During 1956-57, the organ was completely reworked, with a number of tonal additions, and rebuilt by J.W. Walker & Sons. The Great, Swell, Solo and Pedal were moved to the North Transept Gallery and provided with new case work designed by Messrs Ian G. Lindsay & Partners, Architects of Edinburgh.

The Choir organ was re-sited in the upper north Choir chamber in the original case work. The all-electric draw-stop console was placed opposite here, in the former Solo chamber and the original case work removed. The organ had 65 speaking stops and 18 couplers. It was re-dedicated by the Very Rev Charles L Warr on Palm Sunday 1957 and a recital was given by W.O. Minay, Organist and Choirmaster from 1946 to 1975.

After forty years of musical service the organ was again in need of attention, and Walker & Sons were called in for major reconstruction and improvement in 1997-98. Thanks to the legacies of two elders in St Cuthbert’s, Janet Lusk and John Shepherd, the restoration was carried out to the specification of Colin Tipple – a previous organist – in consultation with David Sanger.
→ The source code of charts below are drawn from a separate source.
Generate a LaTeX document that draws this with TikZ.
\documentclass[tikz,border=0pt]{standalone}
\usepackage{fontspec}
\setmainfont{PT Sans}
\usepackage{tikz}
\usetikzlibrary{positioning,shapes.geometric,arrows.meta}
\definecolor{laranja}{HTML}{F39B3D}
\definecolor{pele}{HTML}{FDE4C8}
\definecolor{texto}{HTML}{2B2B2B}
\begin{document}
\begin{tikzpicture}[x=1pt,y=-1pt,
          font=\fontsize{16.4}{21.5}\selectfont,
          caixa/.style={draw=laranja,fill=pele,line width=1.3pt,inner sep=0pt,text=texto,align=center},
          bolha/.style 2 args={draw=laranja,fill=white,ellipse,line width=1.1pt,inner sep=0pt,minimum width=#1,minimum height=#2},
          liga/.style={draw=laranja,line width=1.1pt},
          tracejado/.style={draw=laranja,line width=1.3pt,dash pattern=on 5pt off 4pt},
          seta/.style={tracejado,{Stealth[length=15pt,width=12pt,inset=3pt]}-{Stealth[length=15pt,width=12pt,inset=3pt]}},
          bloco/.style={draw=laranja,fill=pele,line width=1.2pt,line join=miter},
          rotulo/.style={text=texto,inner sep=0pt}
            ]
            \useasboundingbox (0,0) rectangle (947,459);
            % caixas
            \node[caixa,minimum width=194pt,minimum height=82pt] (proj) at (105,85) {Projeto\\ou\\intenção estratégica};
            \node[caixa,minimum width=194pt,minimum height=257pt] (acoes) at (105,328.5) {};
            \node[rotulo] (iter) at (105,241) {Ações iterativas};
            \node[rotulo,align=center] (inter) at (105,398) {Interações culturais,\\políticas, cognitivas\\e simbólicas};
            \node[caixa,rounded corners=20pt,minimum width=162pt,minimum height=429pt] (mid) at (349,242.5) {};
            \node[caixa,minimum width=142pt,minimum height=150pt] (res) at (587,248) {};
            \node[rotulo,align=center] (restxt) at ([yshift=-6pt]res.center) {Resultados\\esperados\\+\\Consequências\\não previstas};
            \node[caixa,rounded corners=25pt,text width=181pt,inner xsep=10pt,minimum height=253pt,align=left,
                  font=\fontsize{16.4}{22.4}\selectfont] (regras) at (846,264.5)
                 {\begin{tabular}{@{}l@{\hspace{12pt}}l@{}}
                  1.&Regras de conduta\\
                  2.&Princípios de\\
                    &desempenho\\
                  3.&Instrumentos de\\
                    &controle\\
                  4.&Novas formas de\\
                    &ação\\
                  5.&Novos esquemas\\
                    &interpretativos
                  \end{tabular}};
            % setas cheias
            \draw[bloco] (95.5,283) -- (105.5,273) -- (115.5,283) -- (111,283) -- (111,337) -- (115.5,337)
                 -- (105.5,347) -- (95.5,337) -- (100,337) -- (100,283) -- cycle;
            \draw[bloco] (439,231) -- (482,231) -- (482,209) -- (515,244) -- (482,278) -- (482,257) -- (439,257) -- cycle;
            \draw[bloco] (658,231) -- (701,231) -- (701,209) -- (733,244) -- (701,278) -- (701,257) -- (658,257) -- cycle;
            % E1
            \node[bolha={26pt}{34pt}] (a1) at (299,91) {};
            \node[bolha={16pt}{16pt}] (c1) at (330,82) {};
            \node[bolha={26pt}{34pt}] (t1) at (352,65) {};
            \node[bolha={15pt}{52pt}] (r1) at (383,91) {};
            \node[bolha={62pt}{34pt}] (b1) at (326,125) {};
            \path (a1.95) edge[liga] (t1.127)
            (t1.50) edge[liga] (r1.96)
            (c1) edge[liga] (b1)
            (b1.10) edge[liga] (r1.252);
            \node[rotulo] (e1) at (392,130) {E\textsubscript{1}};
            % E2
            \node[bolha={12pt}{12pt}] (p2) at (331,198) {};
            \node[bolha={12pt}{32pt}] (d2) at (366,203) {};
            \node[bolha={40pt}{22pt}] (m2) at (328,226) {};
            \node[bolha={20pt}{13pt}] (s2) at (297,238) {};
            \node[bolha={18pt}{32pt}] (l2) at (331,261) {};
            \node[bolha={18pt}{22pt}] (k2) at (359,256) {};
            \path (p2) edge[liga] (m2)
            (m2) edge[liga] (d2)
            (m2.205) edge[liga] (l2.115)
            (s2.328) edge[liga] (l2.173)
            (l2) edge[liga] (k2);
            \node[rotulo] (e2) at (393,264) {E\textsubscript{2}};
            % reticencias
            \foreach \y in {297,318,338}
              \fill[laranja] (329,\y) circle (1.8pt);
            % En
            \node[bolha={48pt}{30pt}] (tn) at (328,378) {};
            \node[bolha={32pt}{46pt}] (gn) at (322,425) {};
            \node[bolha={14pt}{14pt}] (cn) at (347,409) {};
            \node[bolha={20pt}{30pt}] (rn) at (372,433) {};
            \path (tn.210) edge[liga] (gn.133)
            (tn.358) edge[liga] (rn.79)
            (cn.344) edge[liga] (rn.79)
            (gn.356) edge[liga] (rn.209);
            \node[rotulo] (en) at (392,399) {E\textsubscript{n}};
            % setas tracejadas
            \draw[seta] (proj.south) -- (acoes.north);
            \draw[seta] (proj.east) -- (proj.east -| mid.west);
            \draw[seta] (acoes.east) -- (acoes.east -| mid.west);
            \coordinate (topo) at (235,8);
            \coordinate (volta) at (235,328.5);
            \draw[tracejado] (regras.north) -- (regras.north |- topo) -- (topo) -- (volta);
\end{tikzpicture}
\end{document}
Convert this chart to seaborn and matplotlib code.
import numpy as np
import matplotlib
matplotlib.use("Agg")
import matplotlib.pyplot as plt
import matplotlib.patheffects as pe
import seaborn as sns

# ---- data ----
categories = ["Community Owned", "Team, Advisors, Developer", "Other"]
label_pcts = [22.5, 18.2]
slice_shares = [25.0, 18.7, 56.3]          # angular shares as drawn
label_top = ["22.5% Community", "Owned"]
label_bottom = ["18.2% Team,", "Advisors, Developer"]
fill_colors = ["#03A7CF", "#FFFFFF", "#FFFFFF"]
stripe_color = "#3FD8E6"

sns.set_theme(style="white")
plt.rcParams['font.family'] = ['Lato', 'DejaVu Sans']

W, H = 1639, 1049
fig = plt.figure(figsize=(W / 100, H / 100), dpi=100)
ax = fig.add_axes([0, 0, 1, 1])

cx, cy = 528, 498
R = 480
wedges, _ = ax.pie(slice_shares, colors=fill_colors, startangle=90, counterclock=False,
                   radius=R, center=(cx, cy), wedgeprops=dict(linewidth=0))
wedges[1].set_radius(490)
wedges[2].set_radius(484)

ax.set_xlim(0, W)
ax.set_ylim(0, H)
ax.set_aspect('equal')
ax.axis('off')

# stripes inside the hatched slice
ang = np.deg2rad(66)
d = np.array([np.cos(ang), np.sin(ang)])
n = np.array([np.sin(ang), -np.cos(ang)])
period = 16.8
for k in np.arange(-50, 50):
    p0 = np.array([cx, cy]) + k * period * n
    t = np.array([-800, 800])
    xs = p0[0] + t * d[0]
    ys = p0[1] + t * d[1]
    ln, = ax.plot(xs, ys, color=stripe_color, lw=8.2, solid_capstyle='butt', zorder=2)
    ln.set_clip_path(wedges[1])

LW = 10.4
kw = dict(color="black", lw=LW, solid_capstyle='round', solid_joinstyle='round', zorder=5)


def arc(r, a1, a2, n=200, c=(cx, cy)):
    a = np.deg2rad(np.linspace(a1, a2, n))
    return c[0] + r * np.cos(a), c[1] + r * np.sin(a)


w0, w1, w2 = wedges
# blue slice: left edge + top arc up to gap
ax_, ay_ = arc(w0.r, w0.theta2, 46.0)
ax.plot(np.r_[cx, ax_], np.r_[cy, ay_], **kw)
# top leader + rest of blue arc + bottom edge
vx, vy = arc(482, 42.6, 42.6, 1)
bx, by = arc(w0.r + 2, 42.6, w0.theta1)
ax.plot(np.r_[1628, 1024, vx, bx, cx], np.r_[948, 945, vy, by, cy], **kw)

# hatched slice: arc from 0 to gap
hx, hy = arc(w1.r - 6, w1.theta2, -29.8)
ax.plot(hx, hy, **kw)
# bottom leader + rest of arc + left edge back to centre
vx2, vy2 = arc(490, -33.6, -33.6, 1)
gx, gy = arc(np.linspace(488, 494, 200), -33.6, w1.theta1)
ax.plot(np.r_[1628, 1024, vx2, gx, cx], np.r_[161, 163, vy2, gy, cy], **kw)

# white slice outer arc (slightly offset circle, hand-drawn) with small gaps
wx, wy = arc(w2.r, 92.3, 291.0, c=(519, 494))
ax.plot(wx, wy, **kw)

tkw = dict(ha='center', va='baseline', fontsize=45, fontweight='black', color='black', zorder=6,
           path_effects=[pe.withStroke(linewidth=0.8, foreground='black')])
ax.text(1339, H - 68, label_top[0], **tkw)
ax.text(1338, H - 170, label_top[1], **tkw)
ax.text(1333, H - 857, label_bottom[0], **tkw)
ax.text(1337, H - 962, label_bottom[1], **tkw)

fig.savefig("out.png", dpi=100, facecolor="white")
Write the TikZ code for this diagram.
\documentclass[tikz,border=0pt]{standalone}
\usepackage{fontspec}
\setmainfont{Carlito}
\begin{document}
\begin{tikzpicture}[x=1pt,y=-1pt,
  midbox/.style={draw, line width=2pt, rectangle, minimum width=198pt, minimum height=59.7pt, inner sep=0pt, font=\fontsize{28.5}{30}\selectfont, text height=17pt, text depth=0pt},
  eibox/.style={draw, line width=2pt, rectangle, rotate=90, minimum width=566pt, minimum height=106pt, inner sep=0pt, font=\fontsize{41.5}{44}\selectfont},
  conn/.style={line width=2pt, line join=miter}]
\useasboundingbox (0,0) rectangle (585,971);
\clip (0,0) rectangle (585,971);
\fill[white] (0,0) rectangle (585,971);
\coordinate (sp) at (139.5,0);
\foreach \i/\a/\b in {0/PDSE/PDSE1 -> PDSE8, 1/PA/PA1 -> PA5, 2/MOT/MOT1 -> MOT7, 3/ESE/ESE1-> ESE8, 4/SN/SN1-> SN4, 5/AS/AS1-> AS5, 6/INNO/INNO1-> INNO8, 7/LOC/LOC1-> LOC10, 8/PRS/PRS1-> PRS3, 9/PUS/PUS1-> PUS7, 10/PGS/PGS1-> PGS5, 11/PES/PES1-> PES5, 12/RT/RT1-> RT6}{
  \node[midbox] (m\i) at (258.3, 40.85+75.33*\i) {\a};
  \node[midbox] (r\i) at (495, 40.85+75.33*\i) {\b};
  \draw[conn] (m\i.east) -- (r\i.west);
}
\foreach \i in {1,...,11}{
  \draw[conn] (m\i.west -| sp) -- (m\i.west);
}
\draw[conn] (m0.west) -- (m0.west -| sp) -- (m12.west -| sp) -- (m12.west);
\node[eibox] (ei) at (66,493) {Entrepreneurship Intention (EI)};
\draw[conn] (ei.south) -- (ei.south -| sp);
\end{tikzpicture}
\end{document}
The opportunity was taken to replace the old choir organ with an entirely new organ which includes Great, Swell and Pedal divisions playable from a completely revised, detached all-electric four manual console. These divisions can be combined with the main organ in the North Transept Gallery. The new section not only provides accompaniment for the church choir but can be used as a separate instrument for services held in the chancel.

Both organ cases were retained without alteration. The chancel case – designed by Hippolyte J. Blanc, the architect of the church – only needed cleaning whilst the North Gallery case was restored and polished. Between them they contain 114 display (visible) pipes. The reconstructed organ has 67 speaking stops, 3 tremulants, 20 couplers and 3 piston couplers, making a total of 93 registers.

The outstanding success of the latest phase in the organ’s development has given the parish an instrument of versatility and flair, capable of producing an astonishing variety of tonal colour. It is not too much to say that it now ranks among the finest romantic organs in Scotland.